## DIRECTION:
Work out the number of lines containing "this". Answer with nothing but that number.

## DATA TO PROCESS:
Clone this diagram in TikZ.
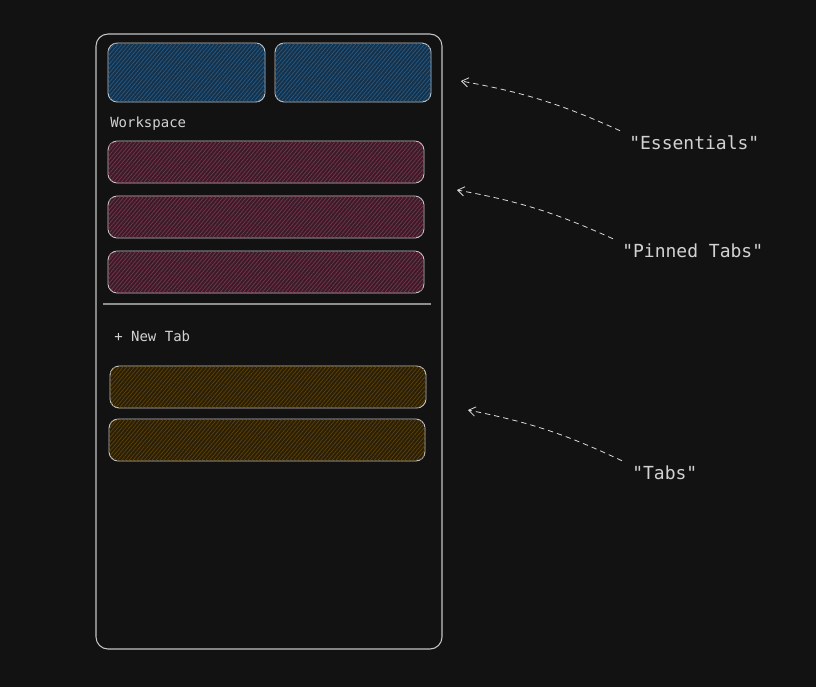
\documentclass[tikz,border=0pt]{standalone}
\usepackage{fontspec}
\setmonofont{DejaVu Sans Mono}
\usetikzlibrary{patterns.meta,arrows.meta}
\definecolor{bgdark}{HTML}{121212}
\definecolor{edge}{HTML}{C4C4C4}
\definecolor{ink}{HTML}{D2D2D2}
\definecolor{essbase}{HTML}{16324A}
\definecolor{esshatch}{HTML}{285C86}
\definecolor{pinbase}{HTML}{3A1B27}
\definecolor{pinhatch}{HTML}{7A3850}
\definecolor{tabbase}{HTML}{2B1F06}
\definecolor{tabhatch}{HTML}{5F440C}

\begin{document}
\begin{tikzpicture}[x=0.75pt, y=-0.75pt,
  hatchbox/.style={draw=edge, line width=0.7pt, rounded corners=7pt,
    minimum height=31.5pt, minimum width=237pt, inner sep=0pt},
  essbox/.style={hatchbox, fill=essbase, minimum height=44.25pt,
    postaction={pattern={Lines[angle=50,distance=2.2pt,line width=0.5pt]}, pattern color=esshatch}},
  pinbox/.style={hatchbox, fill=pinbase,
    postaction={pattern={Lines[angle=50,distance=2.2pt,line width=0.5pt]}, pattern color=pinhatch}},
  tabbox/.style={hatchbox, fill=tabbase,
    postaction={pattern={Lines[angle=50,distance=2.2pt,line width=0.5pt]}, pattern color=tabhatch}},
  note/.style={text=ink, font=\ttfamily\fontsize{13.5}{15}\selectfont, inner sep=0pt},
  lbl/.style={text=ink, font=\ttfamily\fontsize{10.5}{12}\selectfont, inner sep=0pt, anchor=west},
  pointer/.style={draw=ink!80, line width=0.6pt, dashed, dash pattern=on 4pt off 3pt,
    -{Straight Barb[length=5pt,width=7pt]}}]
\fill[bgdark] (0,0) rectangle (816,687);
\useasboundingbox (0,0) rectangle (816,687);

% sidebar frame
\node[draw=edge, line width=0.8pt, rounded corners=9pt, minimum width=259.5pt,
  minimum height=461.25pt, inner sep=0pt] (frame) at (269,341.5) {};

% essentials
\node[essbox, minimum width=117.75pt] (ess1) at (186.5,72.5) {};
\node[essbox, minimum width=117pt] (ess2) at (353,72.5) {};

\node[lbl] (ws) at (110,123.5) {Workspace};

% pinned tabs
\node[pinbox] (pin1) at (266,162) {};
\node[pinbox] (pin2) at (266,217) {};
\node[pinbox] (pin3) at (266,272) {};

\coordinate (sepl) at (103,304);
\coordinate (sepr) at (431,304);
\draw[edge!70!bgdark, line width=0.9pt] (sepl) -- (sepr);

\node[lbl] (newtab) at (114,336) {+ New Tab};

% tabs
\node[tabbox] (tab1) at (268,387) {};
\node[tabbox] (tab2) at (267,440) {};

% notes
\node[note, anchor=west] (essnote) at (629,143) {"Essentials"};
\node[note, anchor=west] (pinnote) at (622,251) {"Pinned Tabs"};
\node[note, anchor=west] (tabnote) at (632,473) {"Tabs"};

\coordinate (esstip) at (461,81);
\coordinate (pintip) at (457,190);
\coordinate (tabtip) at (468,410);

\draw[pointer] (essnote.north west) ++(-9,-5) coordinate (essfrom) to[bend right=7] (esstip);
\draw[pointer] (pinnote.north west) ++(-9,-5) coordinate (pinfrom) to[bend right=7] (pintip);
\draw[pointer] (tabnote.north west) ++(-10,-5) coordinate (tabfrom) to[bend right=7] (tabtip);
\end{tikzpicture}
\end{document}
--
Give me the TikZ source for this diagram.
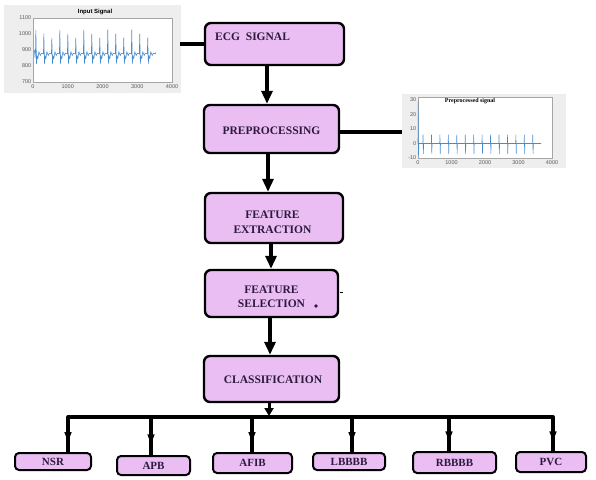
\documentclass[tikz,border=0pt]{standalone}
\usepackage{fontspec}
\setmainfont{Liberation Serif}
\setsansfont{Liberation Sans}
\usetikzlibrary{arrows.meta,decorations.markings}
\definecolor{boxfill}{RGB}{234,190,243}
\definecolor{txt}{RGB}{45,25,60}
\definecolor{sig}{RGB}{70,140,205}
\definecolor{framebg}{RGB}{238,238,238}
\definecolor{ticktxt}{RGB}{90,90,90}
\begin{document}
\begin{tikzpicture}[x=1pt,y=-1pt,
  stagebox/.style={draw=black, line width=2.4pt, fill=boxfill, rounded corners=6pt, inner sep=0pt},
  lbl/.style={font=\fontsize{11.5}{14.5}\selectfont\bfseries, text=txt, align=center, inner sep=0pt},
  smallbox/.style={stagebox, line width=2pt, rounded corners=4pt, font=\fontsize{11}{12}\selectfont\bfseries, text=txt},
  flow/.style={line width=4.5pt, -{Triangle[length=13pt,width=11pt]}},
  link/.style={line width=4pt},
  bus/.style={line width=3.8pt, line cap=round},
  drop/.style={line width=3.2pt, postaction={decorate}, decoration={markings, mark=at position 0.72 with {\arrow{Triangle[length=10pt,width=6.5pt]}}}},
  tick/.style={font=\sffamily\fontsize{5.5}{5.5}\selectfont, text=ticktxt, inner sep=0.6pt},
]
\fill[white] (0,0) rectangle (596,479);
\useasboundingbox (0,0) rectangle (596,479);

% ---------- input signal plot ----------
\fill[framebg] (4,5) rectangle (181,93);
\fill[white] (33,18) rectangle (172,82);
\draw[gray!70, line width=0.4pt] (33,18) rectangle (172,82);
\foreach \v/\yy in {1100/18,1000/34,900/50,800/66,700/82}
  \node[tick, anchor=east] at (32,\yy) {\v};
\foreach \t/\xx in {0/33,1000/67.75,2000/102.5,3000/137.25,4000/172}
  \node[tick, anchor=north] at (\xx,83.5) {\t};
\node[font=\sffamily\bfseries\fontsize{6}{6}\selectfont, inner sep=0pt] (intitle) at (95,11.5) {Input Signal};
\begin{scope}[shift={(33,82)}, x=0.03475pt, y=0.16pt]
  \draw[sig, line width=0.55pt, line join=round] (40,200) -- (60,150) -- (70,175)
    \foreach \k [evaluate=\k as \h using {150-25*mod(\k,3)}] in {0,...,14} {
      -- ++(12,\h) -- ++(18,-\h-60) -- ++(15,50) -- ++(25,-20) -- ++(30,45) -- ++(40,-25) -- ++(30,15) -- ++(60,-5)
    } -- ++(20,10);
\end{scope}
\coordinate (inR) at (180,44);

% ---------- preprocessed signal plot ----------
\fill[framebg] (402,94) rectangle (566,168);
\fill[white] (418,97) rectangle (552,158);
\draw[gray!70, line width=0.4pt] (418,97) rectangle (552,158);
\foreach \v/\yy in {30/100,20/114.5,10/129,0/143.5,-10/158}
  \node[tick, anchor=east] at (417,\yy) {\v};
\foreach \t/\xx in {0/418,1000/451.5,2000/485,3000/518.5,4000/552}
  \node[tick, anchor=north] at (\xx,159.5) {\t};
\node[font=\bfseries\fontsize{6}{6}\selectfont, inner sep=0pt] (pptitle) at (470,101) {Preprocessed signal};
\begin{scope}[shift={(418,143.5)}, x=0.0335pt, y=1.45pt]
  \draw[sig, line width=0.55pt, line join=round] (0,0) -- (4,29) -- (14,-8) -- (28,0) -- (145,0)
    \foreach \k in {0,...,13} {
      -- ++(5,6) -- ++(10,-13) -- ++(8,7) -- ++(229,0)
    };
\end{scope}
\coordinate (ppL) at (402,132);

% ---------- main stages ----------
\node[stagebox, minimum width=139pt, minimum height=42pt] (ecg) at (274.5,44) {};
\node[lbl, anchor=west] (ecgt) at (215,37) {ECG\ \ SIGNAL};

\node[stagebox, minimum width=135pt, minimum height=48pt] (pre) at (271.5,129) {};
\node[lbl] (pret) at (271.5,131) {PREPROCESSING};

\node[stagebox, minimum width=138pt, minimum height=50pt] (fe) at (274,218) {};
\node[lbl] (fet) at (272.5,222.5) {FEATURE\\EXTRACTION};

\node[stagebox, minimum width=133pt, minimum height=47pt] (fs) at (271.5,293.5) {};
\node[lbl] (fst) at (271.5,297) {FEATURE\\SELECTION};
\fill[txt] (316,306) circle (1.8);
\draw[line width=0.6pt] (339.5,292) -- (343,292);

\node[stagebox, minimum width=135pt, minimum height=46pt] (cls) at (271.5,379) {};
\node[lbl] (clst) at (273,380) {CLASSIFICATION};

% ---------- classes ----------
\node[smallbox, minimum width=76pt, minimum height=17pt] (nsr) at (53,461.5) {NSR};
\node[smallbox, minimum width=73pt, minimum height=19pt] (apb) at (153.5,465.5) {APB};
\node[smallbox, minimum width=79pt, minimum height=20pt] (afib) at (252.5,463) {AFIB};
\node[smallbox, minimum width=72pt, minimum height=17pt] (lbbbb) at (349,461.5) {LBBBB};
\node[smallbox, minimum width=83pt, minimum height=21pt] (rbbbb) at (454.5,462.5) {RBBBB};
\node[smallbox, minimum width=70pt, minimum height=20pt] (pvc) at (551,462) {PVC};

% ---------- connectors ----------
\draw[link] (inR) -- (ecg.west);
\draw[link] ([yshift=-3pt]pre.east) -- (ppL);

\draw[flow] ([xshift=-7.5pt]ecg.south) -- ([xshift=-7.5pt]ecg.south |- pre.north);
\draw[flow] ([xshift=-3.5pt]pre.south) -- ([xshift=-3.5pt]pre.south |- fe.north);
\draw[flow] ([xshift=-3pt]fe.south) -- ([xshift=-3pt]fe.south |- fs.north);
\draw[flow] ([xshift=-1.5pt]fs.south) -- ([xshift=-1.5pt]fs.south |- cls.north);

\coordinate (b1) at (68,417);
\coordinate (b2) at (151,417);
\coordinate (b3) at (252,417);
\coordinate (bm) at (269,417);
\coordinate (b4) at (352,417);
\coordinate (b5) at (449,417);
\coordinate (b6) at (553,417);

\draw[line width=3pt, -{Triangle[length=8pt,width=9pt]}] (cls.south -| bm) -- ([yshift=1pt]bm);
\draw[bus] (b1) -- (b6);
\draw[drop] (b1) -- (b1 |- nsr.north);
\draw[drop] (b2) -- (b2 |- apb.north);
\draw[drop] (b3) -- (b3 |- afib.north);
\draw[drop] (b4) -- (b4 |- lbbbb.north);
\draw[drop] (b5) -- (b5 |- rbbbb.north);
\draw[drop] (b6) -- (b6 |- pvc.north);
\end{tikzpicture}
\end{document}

## THE ANSWER:
2